“IL CRISTO IN GOLA” DI ANTONIO REZZA

“Il Cristo in gola”, ultimo film di Antonio Rezza, completato diciott’anni dopo l’inizio della lavorazione, occasionalmente senza l’ausilio della sua storica partner teatrale Flavia Mastrella, è l’ennesima conferma della sua incredibile capacità di modellare il cinema alle sue esigenze performative, e mai viceversa. La scelta di utilizzare il linguaggio delle immagini per mettere in scena la sua particolarissima versione di Cristo, risulta evidente sin dall’inizio: la precisione, quasi filologica, con il quale l’attore originario di Novara traspone “Il vangelo secondo Matteo” di Pasolini viene squarciata dall’arrivo in scena dello stesso Rezza, creando una spaccatura insanabile tra questa e le precedenti rappresentazioni del figlio di Dio.

Privato non solo della parola, ma soprattutto dei suoi seguaci religiosi, il Cristo rezziano si rivela un inadeguato paladino dell’umanità, un leader anarchico destinato alla sconfitta, innanzitutto dialettica, con il potere precostituito rappresentato dalla figura di Ponzio Pilato. La guerra sotterranea tra collettività e individualismo, tra le catene della tradizione e la libertà personale, presente da sempre nelle sue opere, viene ribadita dal costante commento sonoro affidato alle parole di Juan Domingo Perón, María Eva Duarte e Jorge Rafael Videla. Opprimenti ed efficaci nonostante la chiara incomprensibilità della lingua, le loro voci si mescolano inscindibilmente con i canti etnici, il bisbiglio impercettibile della Madonna, le urla continue del Cristo e il dialetto dell’anziana signora che lo accompagna in questo dissacrante viaggio.

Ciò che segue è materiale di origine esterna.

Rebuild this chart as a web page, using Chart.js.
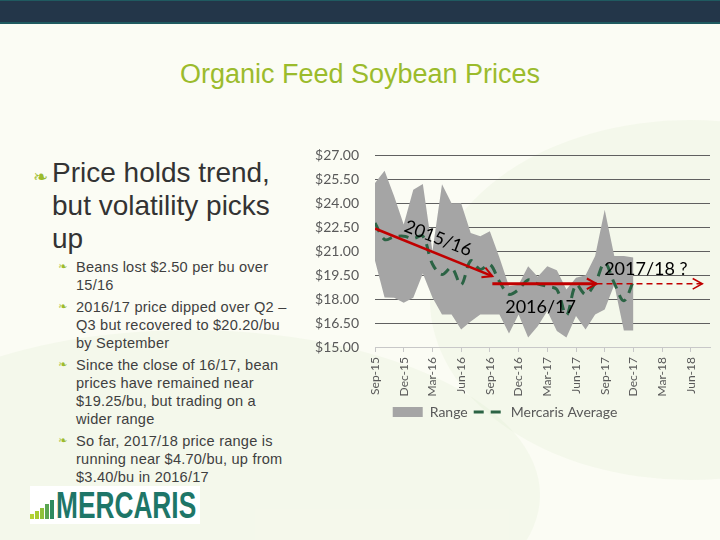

Nel marasma di suoni, gli acuti di Gesù risultano quindi inadatti al compito di trascinare l’umanità verso un destino migliore, fino a quando egli stesso si ribellerà alla missione affidatagli alla nascita, per uniformarsi, con tutti i suoi difetti, al resto dell’umanità. L’irriverente forza rivoluzionaria di Rezza si nutre quindi della millenaria tradizione religiosa e di quella, ben più recente, del cinema, per creare, come fa ormai da più di trent’anni, nuove forme d’arte, di avanguardia e sperimentazione.